**EXERCISE OBJECTIVE**
Copy out the listing that follows, exact in every word, and skip the images.

========

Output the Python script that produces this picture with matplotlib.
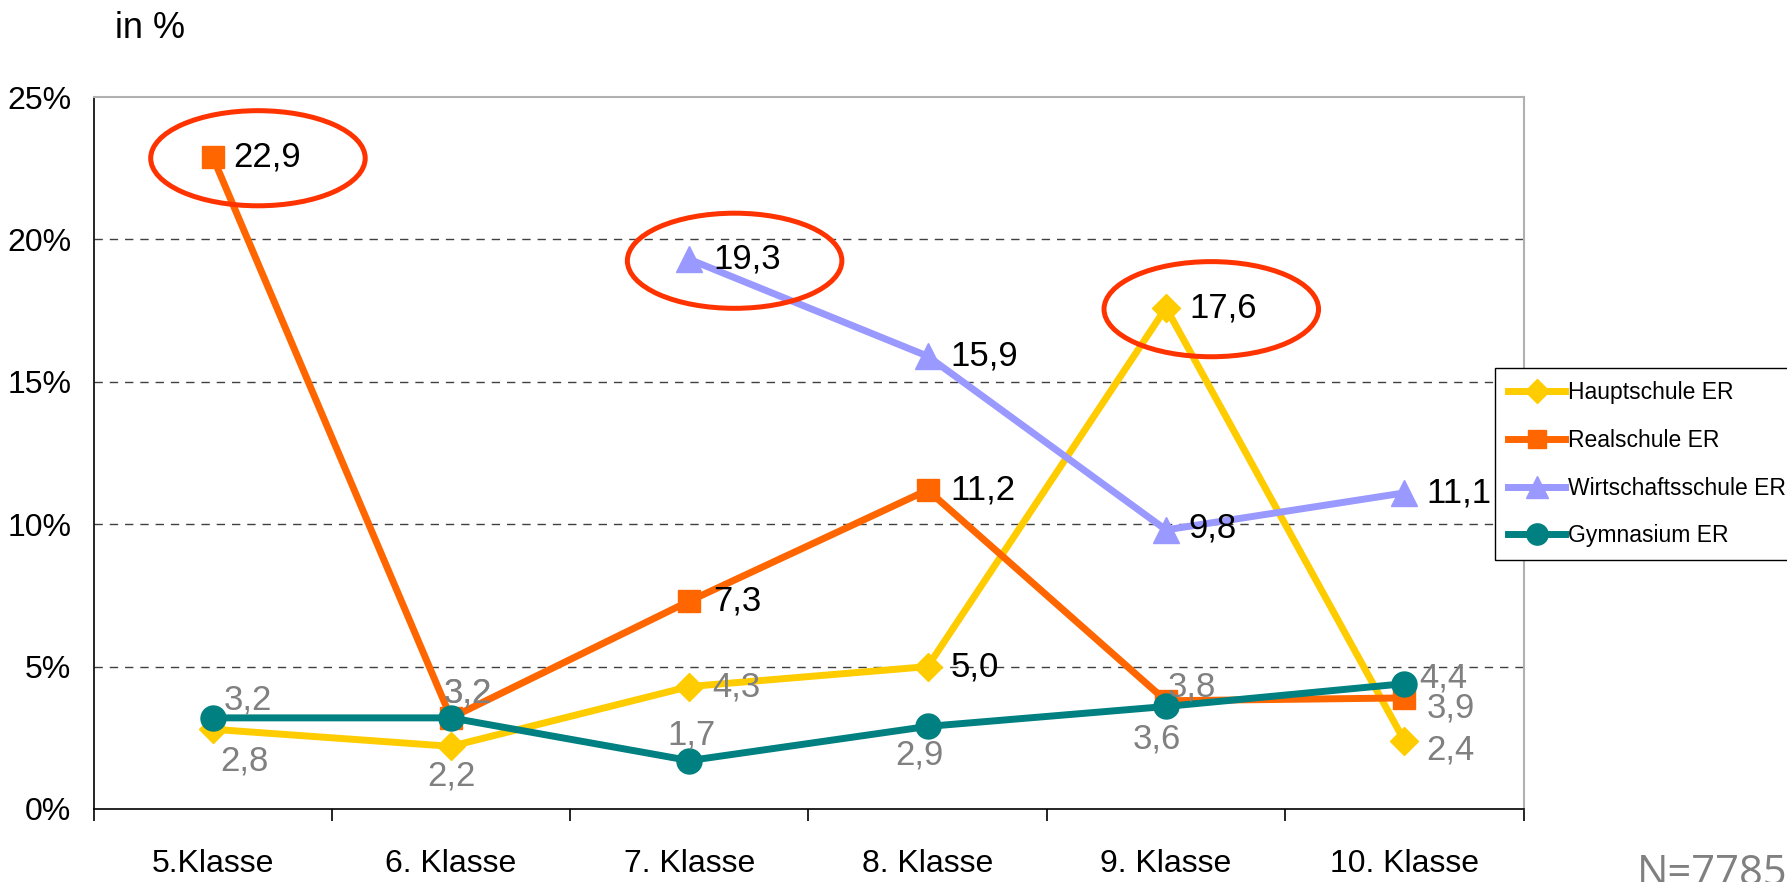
import numpy as np
import matplotlib.pyplot as plt
from matplotlib.patches import Ellipse

plt.rcParams["font.family"] = ["Liberation Sans", "DejaVu Sans"]

klassen = ["5.Klasse", "6. Klasse", "7. Klasse", "8. Klasse", "9. Klasse", "10. Klasse"]
hauptschule = [2.8, 2.2, 4.3, 5.0, 17.6, 2.4]
realschule = [22.9, 3.2, 7.3, 11.2, 3.8, 3.9]
wirtschaftsschule = [np.nan, np.nan, 19.3, 15.9, 9.8, 11.1]
gymnasium = [3.2, 3.2, 1.7, 2.9, 3.6, 4.4]
series_names = ["Hauptschule ER", "Realschule ER", "Wirtschaftsschule ER", "Gymnasium ER"]
y_ticks = [0, 5, 10, 15, 20, 25]
n_total = 7785

colors = ["#FFCC00", "#FF6600", "#9999FF", "#008080"]
markers = [("D", 14), ("s", 16), ("^", 19), ("o", 18)]

# label offsets in pixels (dx, dy, ha), one row per series
px = 1 / 1.389
offsets = [
    [(8, -32, "left"), (0, -30, "center"), (23, 0, "left"), (23, 0, "left"), (23, 0, "left"), (22, -9, "left")],
    [(21, 0, "left"), (-7, 25, "left"), (24, 0, "left"), (23, 0, "left"), (2, 14, "left"), (22, -10, "left")],
    [None, None, (24, 0, "left"), (23, 0, "left"), (22, 2, "left"), (22, 0, "left")],
    [(11, 18, "left"), (-7, 25, "left"), (2, 26, "center"), (-8, -29, "center"), (-9, -33, "center"), (15, 6, "left")],
]

fig = plt.figure(figsize=(17.87, 8.82), dpi=100)
ax = fig.add_axes([93.5 / 1787, 73 / 882, 1430 / 1787, 712 / 882])

x = np.arange(len(klassen))
all_series = [hauptschule, realschule, wirtschaftsschule, gymnasium]
for vals, name, c, (m, ms), offs in zip(all_series, series_names, colors, markers, offsets):
    ax.plot(x, vals, color=c, lw=5, marker=m, markersize=ms, label=name, zorder=3)
    for i, v in enumerate(vals):
        if np.isnan(v) or offs[i] is None:
            continue
        dx, dy, ha = offs[i]
        ax.annotate(f"{v:.1f}".replace(".", ","), (i, v), xytext=(dx * px, dy * px),
                    textcoords="offset points", ha=ha, va="center", fontsize=25,
                    color="#808080" if v < 5 else "black", zorder=4)

# red rings around the peak values
for vals, i in [(realschule, 0), (wirtschaftsschule, 2), (hauptschule, 4)]:
    ax.add_patch(Ellipse((i + 0.19, vals[i] - 0.05), 0.9, 3.34, fill=False,
                         edgecolor="#FF3300", lw=3.6, zorder=5, clip_on=False))

ax.set_xlim(-0.5, len(klassen) - 0.5)
ax.set_ylim(0, 25)
ax.set_yticks(y_ticks)
ax.set_yticklabels([f"{t}%" for t in y_ticks], fontsize=23)
ax.tick_params(axis="y", length=0, pad=16)
ax.set_xticks(x)
ax.set_xticklabels(klassen, fontsize=23)
ax.set_xticks(np.arange(-0.5, len(klassen)), minor=True)
ax.tick_params(axis="x", which="major", length=0, pad=29)
ax.tick_params(axis="x", which="minor", length=8.6, width=1.2, direction="out")

for t in y_ticks[1:-1]:
    ax.axhline(t, color="#404040", lw=1, dashes=(6, 5), zorder=1)

for s in ["top", "right"]:
    ax.spines[s].set_color("#B0B0B0")
    ax.spines[s].set_linewidth(1.5)
for s in ["left", "bottom"]:
    ax.spines[s].set_color("black")
    ax.spines[s].set_linewidth(1.2)

fig.legend(loc="upper left", bbox_to_anchor=(1495 / 1787, 1 - 368 / 882), fontsize=16.5,
           frameon=True, fancybox=False, edgecolor="black", framealpha=1,
           handlelength=2.5, handletextpad=0.1, borderpad=0.57, labelspacing=1.08,
           borderaxespad=0, markerscale=0.85)

fig.text(115 / 1787, 1 - 38 / 882, "in %", fontsize=26, va="baseline")
fig.text(1637 / 1787, 1 - 885 / 882, f"N={n_total}", fontsize=30, color="#808080",
         family="Open Sans", va="baseline")

fig.savefig("out.png", dpi=100)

========

**EXPECTED OUTPUT**
Output the Python script that produces this picture with matplotlib.
import numpy as np
import matplotlib.pyplot as plt
from matplotlib.patches import Ellipse

plt.rcParams["font.family"] = ["Liberation Sans", "DejaVu Sans"]

klassen = ["5.Klasse", "6. Klasse", "7. Klasse", "8. Klasse", "9. Klasse", "10. Klasse"]
hauptschule = [2.8, 2.2, 4.3, 5.0, 17.6, 2.4]
realschule = [22.9, 3.2, 7.3, 11.2, 3.8, 3.9]
wirtschaftsschule = [np.nan, np.nan, 19.3, 15.9, 9.8, 11.1]
gymnasium = [3.2, 3.2, 1.7, 2.9, 3.6, 4.4]
series_names = ["Hauptschule ER", "Realschule ER", "Wirtschaftsschule ER", "Gymnasium ER"]
y_ticks = [0, 5, 10, 15, 20, 25]
n_total = 7785

colors = ["#FFCC00", "#FF6600", "#9999FF", "#008080"]
markers = [("D", 14), ("s", 16), ("^", 19), ("o", 18)]

# label offsets in pixels (dx, dy, ha), one row per series
px = 1 / 1.389
offsets = [
    [(8, -32, "left"), (0, -30, "center"), (23, 0, "left"), (23, 0, "left"), (23, 0, "left"), (22, -9, "left")],
    [(21, 0, "left"), (-7, 25, "left"), (24, 0, "left"), (23, 0, "left"), (2, 14, "left"), (22, -10, "left")],
    [None, None, (24, 0, "left"), (23, 0, "left"), (22, 2, "left"), (22, 0, "left")],
    [(11, 18, "left"), (-7, 25, "left"), (2, 26, "center"), (-8, -29, "center"), (-9, -33, "center"), (15, 6, "left")],
]

fig = plt.figure(figsize=(17.87, 8.82), dpi=100)
ax = fig.add_axes([93.5 / 1787, 73 / 882, 1430 / 1787, 712 / 882])

x = np.arange(len(klassen))
all_series = [hauptschule, realschule, wirtschaftsschule, gymnasium]
for vals, name, c, (m, ms), offs in zip(all_series, series_names, colors, markers, offsets):
    ax.plot(x, vals, color=c, lw=5, marker=m, markersize=ms, label=name, zorder=3)
    for i, v in enumerate(vals):
        if np.isnan(v) or offs[i] is None:
            continue
        dx, dy, ha = offs[i]
        ax.annotate(f"{v:.1f}".replace(".", ","), (i, v), xytext=(dx * px, dy * px),
                    textcoords="offset points", ha=ha, va="center", fontsize=25,
                    color="#808080" if v < 5 else "black", zorder=4)

# red rings around the peak values
for vals, i in [(realschule, 0), (wirtschaftsschule, 2), (hauptschule, 4)]:
    ax.add_patch(Ellipse((i + 0.19, vals[i] - 0.05), 0.9, 3.34, fill=False,
                         edgecolor="#FF3300", lw=3.6, zorder=5, clip_on=False))

ax.set_xlim(-0.5, len(klassen) - 0.5)
ax.set_ylim(0, 25)
ax.set_yticks(y_ticks)
ax.set_yticklabels([f"{t}%" for t in y_ticks], fontsize=23)
ax.tick_params(axis="y", length=0, pad=16)
ax.set_xticks(x)
ax.set_xticklabels(klassen, fontsize=23)
ax.set_xticks(np.arange(-0.5, len(klassen)), minor=True)
ax.tick_params(axis="x", which="major", length=0, pad=29)
ax.tick_params(axis="x", which="minor", length=8.6, width=1.2, direction="out")

for t in y_ticks[1:-1]:
    ax.axhline(t, color="#404040", lw=1, dashes=(6, 5), zorder=1)

for s in ["top", "right"]:
    ax.spines[s].set_color("#B0B0B0")
    ax.spines[s].set_linewidth(1.5)
for s in ["left", "bottom"]:
    ax.spines[s].set_color("black")
    ax.spines[s].set_linewidth(1.2)

fig.legend(loc="upper left", bbox_to_anchor=(1495 / 1787, 1 - 368 / 882), fontsize=16.5,
           frameon=True, fancybox=False, edgecolor="black", framealpha=1,
           handlelength=2.5, handletextpad=0.1, borderpad=0.57, labelspacing=1.08,
           borderaxespad=0, markerscale=0.85)

fig.text(115 / 1787, 1 - 38 / 882, "in %", fontsize=26, va="baseline")
fig.text(1637 / 1787, 1 - 885 / 882, f"N={n_total}", fontsize=30, color="#808080",
         family="Open Sans", va="baseline")

fig.savefig("out.png", dpi=100)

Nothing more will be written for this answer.